Fiona Yaron-Field’s work continued her exploration of Down’s Syndrome condition.Ophir, her daughter, was born with is and I have written about it previously here and here. This new work looks at women – the 2% of expectant mothers who know they are carrying a child with this condition but who choose, for many different reasons, to carry the baby to term. It maybe the end of the project for this artist, but her discussion surrounding the work, her motivations were very interesting to hear in the context of the gallery.
So to John Goto’s work Lewisham. The artist spent some time in the 1970’s photographing young black people either singularly or as couples in front of a very makeshift backcloth before he left for Paris and a photographic scholarship that resulted in another work called Belleville. The Lewisham series were represented in Whitechapel by three images which were denoted as being printed by Micro piezo printing. Initially I wondered whether this technology was related to Piezography which I used in it’s very early introduction to the UK as a carbon based pigment ink system. It turns out that Goto was using he term as it relates to every inkjet printer and so I now wonder why, what I thought must have been an aesthetic choice that I couldn’t fathom is perhaps instead a simple issue of technical incompetence – which I can’t understand at all. These Lewisham Lover’s Rock series all have colour casts that I found distract from the observation of the subject. It may be that this colour casting is a deliberate ploy to add a tension to the image and in my lack of comprehension I gave up wondering and asked the artist himself. He very kindly provided me with other information but to the question of colour he hasn’t yet responded.

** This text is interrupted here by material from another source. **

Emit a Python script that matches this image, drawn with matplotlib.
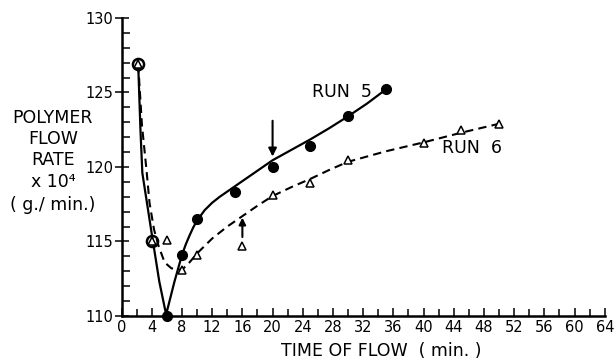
import matplotlib
matplotlib.use('Agg')
from matplotlib import pyplot as plt
from matplotlib.ticker import MultipleLocator
import numpy as np

plt.rcParams['font.family'] = ['DejaVu Sans']

# measured points, run 5 (filled circles)
run5_t = [6, 8, 10, 15, 20, 25, 30, 35]
run5_y = [110.0, 114.1, 116.5, 118.35, 120.0, 121.4, 123.4, 125.2]

# points where both runs coincide (open circle with triangle)
both_t = [2.2, 4]
both_y = [126.9, 115.0]

# measured points, run 6 (open triangles)
run6_t = [2.2, 4, 6, 8, 10, 16, 20, 25, 30, 40, 45, 50]
run6_y = [126.9, 115.0, 115.1, 113.1, 114.1, 114.7, 118.1, 118.9, 120.45, 121.6, 122.5, 122.9]

# hand drawn curves
curve5_t = [2.2, 2.5, 2.75, 4.0, 5.0, 5.9, 7.0, 8.0, 8.5, 9.0, 9.5, 10.0, 11.0, 12.0,
            13.0, 14.0, 15.0, 16.0, 17.0, 18.0, 19.0, 20.0, 22.5, 25.0, 27.5, 30.0,
            32.5, 35.0]
curve5_y = [126.9, 122.5, 119.6, 115.5, 112.3, 110.1, 112.3, 114.1, 114.8, 115.4,
            115.95, 116.4, 117.1, 117.6, 118.0, 118.35, 118.7, 119.05, 119.4, 119.75,
            120.1, 120.45, 121.15, 121.85, 122.6, 123.4, 124.25, 125.2]

curve6_t = [2.2, 2.7, 3.3, 3.7, 4.3, 4.9, 5.7, 6.6, 8.0, 9.0, 10.0, 12.0, 14.0, 16.0,
            18.0, 20.0, 22.5, 25.0, 27.5, 30.0, 35.0, 40.0, 45.0, 50.0]
curve6_y = [126.9, 122.8, 119.8, 117.6, 115.8, 114.7, 113.6, 113.2, 113.1, 113.6, 114.2,
            115.2, 116.0, 116.7, 117.4, 118.05, 118.65, 119.2, 119.8, 120.35, 121.05,
            121.65, 122.3, 122.9]

fig = plt.figure(figsize=(6.14, 3.60), dpi=100)
ax = fig.add_axes([0.198, 0.1222, 0.787, 0.828])

ax.plot(curve5_t, curve5_y, color='black', lw=1.6, solid_joinstyle='round')
ax.plot(curve6_t, curve6_y, color='black', lw=1.5, dashes=(4, 2.5))

ax.plot(run5_t, run5_y, 'o', color='black', ms=7, clip_on=False, zorder=5)
ax.plot(run6_t, run6_y, '^', mfc='white', mec='black', mew=1.1, ms=5.5,
        clip_on=False, zorder=6)
ax.plot(both_t, both_y, 'o', mfc='none', mec='black', mew=1.8, ms=8,
        clip_on=False, zorder=7)

# arrows
ax.annotate('', xy=(20, 120.7), xytext=(20, 123.1),
            arrowprops=dict(arrowstyle='-|>', color='black', lw=1.5,
                            mutation_scale=12, shrinkA=0, shrinkB=0))
ax.annotate('', xy=(16, 116.6), xytext=(16, 115.3),
            arrowprops=dict(arrowstyle='-|>', color='black', lw=1.5,
                            mutation_scale=10, shrinkA=0, shrinkB=0))

ax.text(25.2, 125.0, 'RUN  5', fontsize=12.5, va='center', ha='left')
ax.text(42.4, 121.3, 'RUN  6', fontsize=12.5, va='center', ha='left')

ax.set_xlim(0, 64)
ax.set_ylim(110, 130)
ax.spines['top'].set_visible(False)
ax.spines['right'].set_visible(False)
ax.spines['left'].set_linewidth(1.8)
ax.spines['bottom'].set_linewidth(1.8)

ax.xaxis.set_major_locator(MultipleLocator(4))
ax.xaxis.set_minor_locator(MultipleLocator(2))
ax.yaxis.set_major_locator(MultipleLocator(5))
ax.yaxis.set_minor_locator(MultipleLocator(1))
ax.tick_params(axis='x', which='major', direction='in', length=6, width=1.1,
               labelsize=10.5, pad=3)
ax.tick_params(axis='x', which='minor', direction='in', length=5, width=1.1)
ax.tick_params(axis='y', which='major', direction='inout', length=10, width=1.1,
               labelsize=10.5, pad=1)
ax.tick_params(axis='y', which='minor', direction='in', length=6, width=1.1)

fig.text(381 / 614, 1 - 351 / 360, 'TIME OF FLOW  ( min. )', fontsize=12.5,
         ha='center', va='center')

ylab_lines = ['POLYMER', 'FLOW', 'RATE', 'x 10\u2074', '( g./ min.)']
ylab_rows = [118, 139, 160, 182, 205]
for txt, row in zip(ylab_lines, ylab_rows):
    fig.text(53 / 614, 1 - row / 360, txt, fontsize=12.5, ha='center', va='center')

fig.savefig('out.png', dpi=100)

Now, whilst I am perplexed about the Lewisham series, which have a notion of Sidibe’s work about them his other work Belleville is another aesthetic altogether. These are moderately sized images one achieves a 20” x 16” size, but most are smaller, printed on Agfa Record Rapid with Neutol WA, these are works of beauty in and of themselves. Their consistency of tonal structure is at great odds with the digital prints, their stillness as images are though very similar. What I found myself thinking about is how now through a perspective of nearly forty years hence both sets of images are about memory. The instant generation of memory by the recording of these youngsters in Lewisham and the old architectural studies of Paris which were already steeped in memory as they were photographed.
The Belleville studies were of shop windows, old streets and doorways, old pictures in dilapidated condition, these images were layered in patina after patina of echoing and aching memory, marked by the presence of the jetsam of life and, as in a few images, the depiction of peoples long forgotten in old photographs. These images were still, marking the passing of a time and now, printed as they are in a process and on a paper that no linger exists they are images of something that is no more, just as much as the fleeting capture of the Lewisham Lovers Rock portraits are of a people and a place no longer there – though the genre of Lovers Rock is making something of a comeback – perhaps that is why these images turned up at the gallery in Whitechapel and not the ones that had been selected by the artist originally?
Which leaves me considering the way in which these prints were created. The wider expansive digital prints, from scanned negatives with clear and apparent digital artefacts about them and the gorgeously toned lustrous warm tine, moderately sized prints, printed to express the images in the best possible light. I am confused. Goto kindly provided a link to a Photomonitor article where he suggested I might find the answers to the questions I posed to him earlier today. I’ve read it a couple of times and this question of aesthetic still eludes me.